The Girl with Borrowed Wings
- First edition
- Author: Rinsai Rossetti
- Language: English
- Genre: Fantasy, Young Adult, Romance, Paranormal
- Published: July 24, 2012
- Publisher: Dial Press
- Publication place: United States
- ISBN: 0803735669

= The Girl with Borrowed Wings =

2012 novel by Rinsai Rossetti

The Girl with Borrowed Wings is the debut novel of Rinsai Rossetti. Written while she was in her teens, the Girl with Borrowed Wings was published in 2012 by Dial Press.

== Synopsis ==
The Girl with Borrowed Wings begins with Frenenquer, a young expat girl who lives with her parents in the Oasis. Bound by her father's stifling rules and expectations, Frenenquer begins to rebel after finding the half dead body of a shape shifter. After naming him Sangris, they begin to fly off, exploring the world.

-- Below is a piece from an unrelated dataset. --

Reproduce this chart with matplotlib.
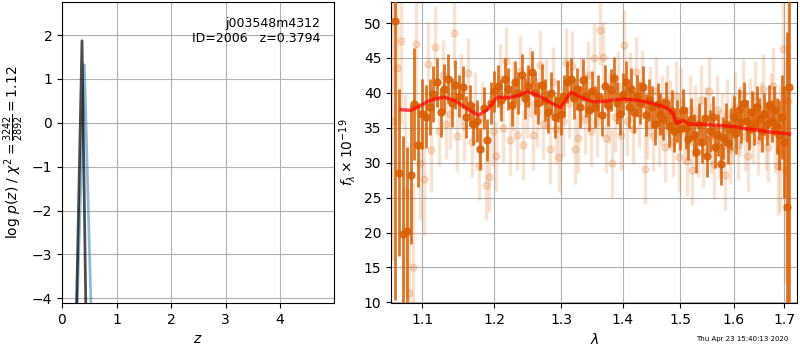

However, when her father begins to impose increasingly restricting rule and Sangris begins expressing emotions beyond that of a friend, Frenenquer reacts and rejects Sangris, giving into her father's laws.

== Reception ==
The book has been widely reviewed. It was nominated for the Monica Hughes Award for Science Fiction and Fantasy in 2013.